Most Shopify store owners treat keyword research as a one-time checkbox. They type a few product names into a free tool, grab whatever shows decent volume, and move on. Three months later, they wonder why their organic traffic is flat. The problem is not their products or their store design. It is that they are targeting keywords no one is actually using to buy.
Keyword research for Shopify is not the same as keyword research for a blog or a SaaS company. The intent behind every search matters more than the number. Someone searching “running shoes” is browsing. Someone searching “lightweight men’s running shoes for wide feet” is ready to buy. Building your SEO strategy around the wrong type of search means you attract visitors who never convert.
Here is how to do it right.
Start With Your Store Structure, Not a Tool
Before opening any keyword tool, map out your store the way a customer would experience it. List your main categories, subcategories, and top-selling products. This exercise tells you which pages actually need to rank and what kind of intent each page should serve.
Collection pages need category-level keywords with browsing intent. Product pages need specific, purchase-ready keywords. Your blog should target informational queries that feed shoppers into those commercial pages. When you understand this hierarchy first, every keyword you find has a clear home on your site instead of floating around with nowhere to go.

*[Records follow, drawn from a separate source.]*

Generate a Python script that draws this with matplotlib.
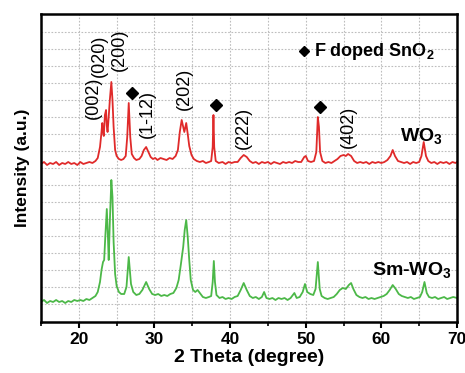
import matplotlib
matplotlib.use("Agg")
import matplotlib.pyplot as plt
import numpy as np

plt.rcParams['font.family'] = ['Liberation Sans', 'DejaVu Sans']
plt.rcParams['mathtext.fontset'] = 'custom'
plt.rcParams['mathtext.rm'] = 'Liberation Sans:bold'
plt.rcParams['mathtext.default'] = 'rm'

# WO3 pattern (offset, a.u.)
wo3_x = [15.0, 15.4, 15.8, 16.2, 16.6, 17.0, 17.4, 17.8, 18.2, 18.6, 19.0, 19.4, 19.8, 20.2, 20.6, 21.0,
         21.4, 21.8, 22.2, 22.5, 22.8, 23.0, 23.1, 23.2, 23.3, 23.45, 23.6, 23.7, 23.8, 23.95, 24.1, 24.3,
         24.45, 24.6, 24.8, 25.0, 25.3, 25.6, 25.9, 26.2, 26.4, 26.6, 26.8, 27.0, 27.3, 27.6, 28.0, 28.3,
         28.6, 28.9, 29.2, 29.5, 29.8, 30.1, 30.4, 30.8, 31.2, 31.6, 32.0, 32.4, 32.8, 33.1, 33.35, 33.6,
         33.8, 33.95, 34.2, 34.4, 34.6, 34.9, 35.2, 35.6, 36.0, 36.4, 36.8, 37.2, 37.5, 37.7, 37.8, 37.9,
         38.1, 38.5, 39.0, 39.4, 39.8, 40.2, 40.6, 41.0, 41.4, 41.8, 42.2, 42.6, 43.0, 43.4, 43.8, 44.2,
         44.6, 45.0, 45.4, 45.8, 46.2, 46.6, 47.0, 47.4, 47.8, 48.2, 48.6, 49.0, 49.4, 49.8, 50.0, 50.3,
         50.7, 51.1, 51.4, 51.6, 51.75, 51.9, 52.2, 52.6, 53.0, 53.4, 53.8, 54.2, 54.6, 55.0, 55.3, 55.6,
         56.0, 56.4, 56.8, 57.2, 57.6, 58.0, 58.4, 58.8, 59.2, 59.6, 60.0, 60.4, 60.8, 61.2, 61.5, 61.8,
         62.2, 62.6, 63.0, 63.4, 63.8, 64.2, 64.6, 65.0, 65.3, 65.6, 65.9, 66.2, 66.6, 67.0, 67.4, 67.8,
         68.2, 68.6, 69.0, 69.4, 69.8, 70.0]
wo3_y = [158, 160, 157, 159, 158, 160, 157, 159, 158, 160, 158, 159, 157, 160, 158, 159,
         160, 159, 161, 164, 175, 190, 199, 190, 186, 207, 212, 196, 190, 205, 222, 240,
         222, 195, 172, 166, 163, 162, 163, 166, 185, 219, 185, 168, 164, 162, 163, 166,
         172, 175, 170, 165, 163, 164, 162, 164, 163, 162, 164, 163, 166, 172, 190, 202,
         195, 190, 199, 188, 176, 167, 163, 161, 160, 161, 159, 160, 161, 175, 207, 175,
         161, 159, 160, 158, 160, 159, 160, 160, 164, 167, 165, 161, 159, 160, 158, 160,
         159, 160, 158, 160, 159, 158, 160, 159, 160, 159, 161, 160, 160, 165, 166, 161,
         160, 161, 170, 205, 195, 170, 161, 159, 160, 159, 161, 163, 166, 167, 166, 168,
         166, 161, 159, 160, 159, 160, 158, 160, 159, 160, 159, 160, 162, 166, 172, 166,
         161, 160, 159, 160, 158, 160, 159, 160, 166, 180, 166, 161, 159, 160, 158, 160,
         159, 160, 158, 160, 159, 160]

# Sm-WO3 pattern (a.u.)
sm_x = [15.0, 15.4, 15.8, 16.2, 16.6, 17.0, 17.4, 17.8, 18.2, 18.6, 19.0, 19.4, 19.8, 20.2, 20.6, 21.0,
        21.4, 21.8, 22.2, 22.5, 22.8, 23.0, 23.2, 23.35, 23.5, 23.7, 23.85, 23.95, 24.1, 24.3, 24.45, 24.6,
        24.8, 25.0, 25.3, 25.6, 26.0, 26.3, 26.6, 26.9, 27.2, 27.6, 28.0, 28.4, 28.9, 29.3, 29.7, 30.1,
        30.5, 30.9, 31.3, 31.7, 32.1, 32.5, 32.9, 33.2, 33.5, 33.8, 34.0, 34.2, 34.4, 34.6, 34.8, 35.1,
        35.4, 35.7, 36.0, 36.4, 36.8, 37.2, 37.5, 37.7, 37.85, 38.0, 38.2, 38.6, 39.0, 39.4, 39.8, 40.2,
        40.6, 41.0, 41.4, 41.8, 42.2, 42.6, 43.0, 43.4, 43.8, 44.2, 44.5, 44.8, 45.2, 45.6, 46.0, 46.4,
        46.8, 47.2, 47.6, 48.0, 48.5, 48.8, 49.2, 49.6, 49.9, 50.2, 50.6, 51.0, 51.3, 51.6, 51.85, 52.1,
        52.5, 52.9, 53.3, 53.7, 54.1, 54.5, 54.9, 55.3, 55.7, 56.0, 56.3, 56.7, 57.1, 57.5, 57.9, 58.3,
        58.7, 59.1, 59.5, 59.9, 60.3, 60.7, 61.1, 61.5, 61.9, 62.3, 62.7, 63.1, 63.5, 63.9, 64.3, 64.7,
        65.1, 65.4, 65.7, 66.0, 66.3, 66.7, 67.1, 67.5, 67.9, 68.3, 68.7, 69.1, 69.5, 70.0]
sm_y = [20, 22, 19, 21, 20, 22, 20, 21, 19, 21, 20, 22, 21, 22, 21, 23,
        22, 24, 26, 30, 40, 52, 60, 62, 85, 113, 85, 62, 100, 142, 125, 80,
        48, 36, 30, 28, 28, 35, 65, 38, 30, 27, 28, 32, 40, 33, 28, 27,
        28, 26, 27, 26, 28, 29, 34, 42, 58, 75, 92, 102, 85, 62, 42, 32,
        30, 32, 29, 25, 24, 25, 26, 40, 61, 40, 27, 24, 25, 23, 24, 23,
        25, 26, 32, 39, 32, 26, 24, 25, 23, 25, 30, 24, 23, 24, 22, 24,
        23, 24, 22, 24, 29, 24, 25, 30, 38, 30, 28, 27, 33, 60, 33, 26,
        24, 23, 24, 25, 28, 32, 34, 33, 37, 39, 33, 27, 25, 24, 25, 23,
        24, 23, 24, 25, 26, 28, 32, 37, 33, 28, 26, 25, 24, 25, 23, 24,
        25, 30, 40, 29, 25, 24, 25, 23, 24, 25, 23, 24, 25, 24]

hkl_labels = ["(002)", "(020)", "(200)", "(1-12)", "(202)", "(222)", "(402)"]
hkl_x = [21.95, 22.75, 25.35, 29.0, 33.9, 41.7, 55.6]
hkl_y = [224, 266, 272, 208, 233, 194, 195]
sno2_x = [27.0, 38.1, 51.9]
sno2_y = [229, 217, 215]

fig = plt.figure(figsize=(4.65, 3.73), dpi=100)
ax = fig.add_axes([41/465, 51/373, 416/465, 308/373])

ax.plot(wo3_x, wo3_y, color='#e02a2a', lw=1.3)
ax.plot(sm_x, sm_y, color='#4cb848', lw=1.3)

ax.set_xlim(15, 70)
ax.set_ylim(0, 308)
ax.set_xticks([20, 30, 40, 50, 60, 70])
ax.set_xticks([15, 25, 35, 45, 55, 65], minor=True)
ax.set_yticks(np.arange(18, 300, 17))
ax.tick_params(axis='y', left=False, labelleft=False)
ax.tick_params(axis='x', which='major', direction='out', length=4, width=1.5, pad=3)
ax.tick_params(axis='x', which='minor', direction='out', length=3, width=1.2)
for lbl in ax.get_xticklabels():
    lbl.set_fontweight('bold')
    lbl.set_fontsize(12.5)
for s in ax.spines.values():
    s.set_linewidth(1.8)

ax.grid(True, which='both', axis='x', color='#bdbdbd', ls=(0, (1.5, 1.5)), lw=0.8)
ax.grid(True, which='major', axis='y', color='#bdbdbd', ls=(0, (1.5, 1.5)), lw=0.8)
ax.set_axisbelow(True)

ax.set_xlabel("2 Theta (degree)", fontsize=14, fontweight='bold', labelpad=2)
ax.set_ylabel("Intensity (a.u.)", fontsize=12.5, fontweight='bold', labelpad=8)

for t, x, y in zip(hkl_labels, hkl_x, hkl_y):
    ax.text(x, y, t, rotation=90, ha='center', va='center', fontsize=13)
ax.plot(sno2_x, sno2_y, ls='none', marker='D', color='black', ms=6)

ax.plot([49.8], [271], ls='none', marker='D', color='black', ms=5.5)
ax.text(51.1, 271, "F doped SnO$_2$", ha='left', va='center', fontsize=13, fontweight='bold')
ax.text(62.4, 186, "WO$_3$", ha='left', va='center', fontsize=14, fontweight='bold')
ax.text(58.8, 52, "Sm-WO$_3$", ha='left', va='center', fontsize=14, fontweight='bold')

fig.savefig("out.png", dpi=100)
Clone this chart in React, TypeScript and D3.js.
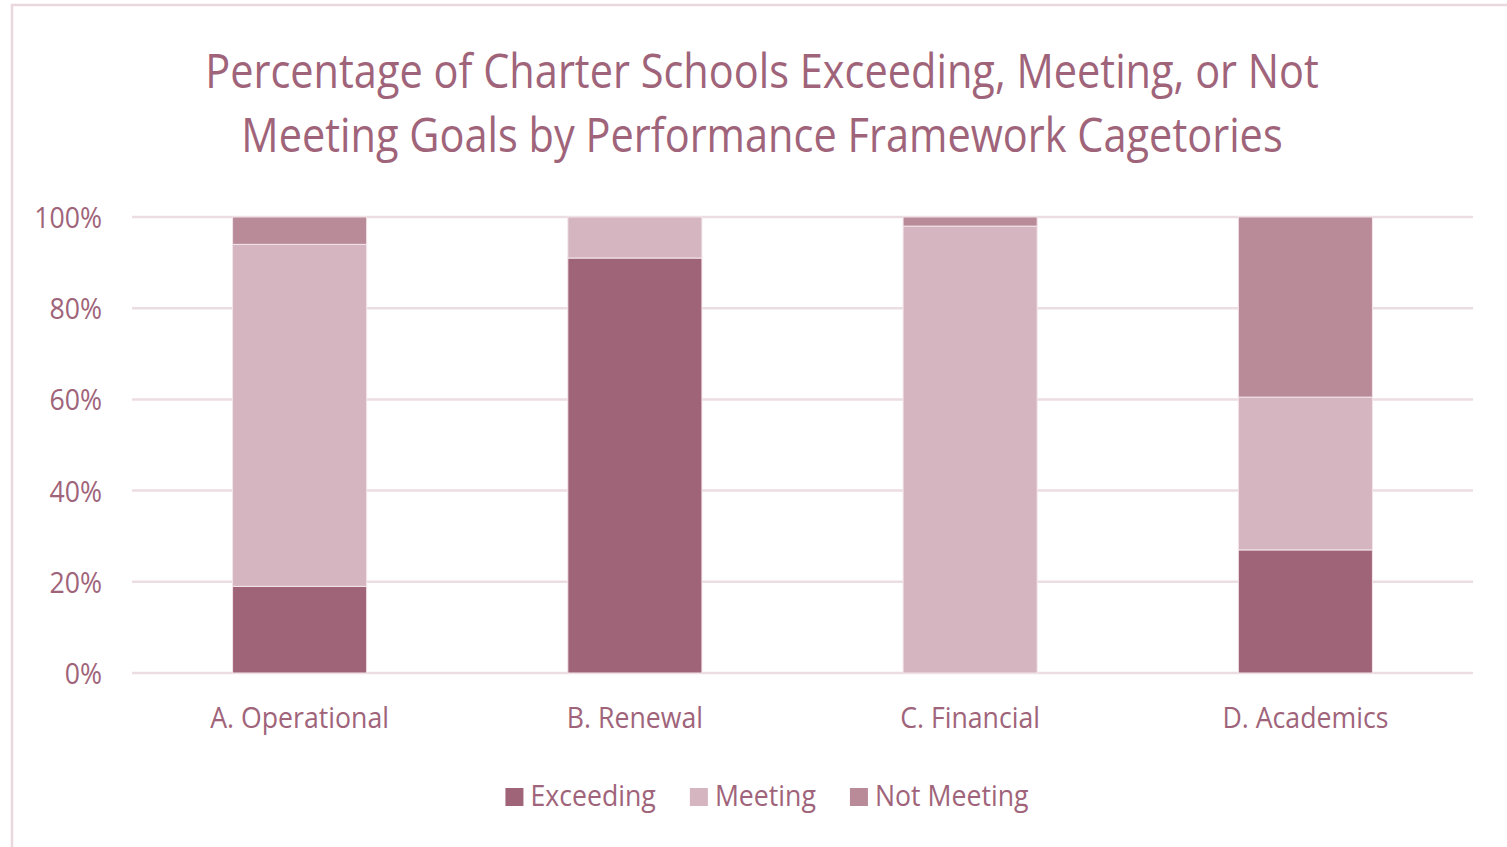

Use Google’s Own Data Before Anything Else
Google Search Console is the most underused free tool available for Shopify stores with existing traffic. It will show you the exact queries people are already using to find your pages. Filter by your collection and product page URLs to see which search terms are generating impressions but low clicks. Those are your quick wins where a tighter title tag or stronger meta description could move the needle almost immediately.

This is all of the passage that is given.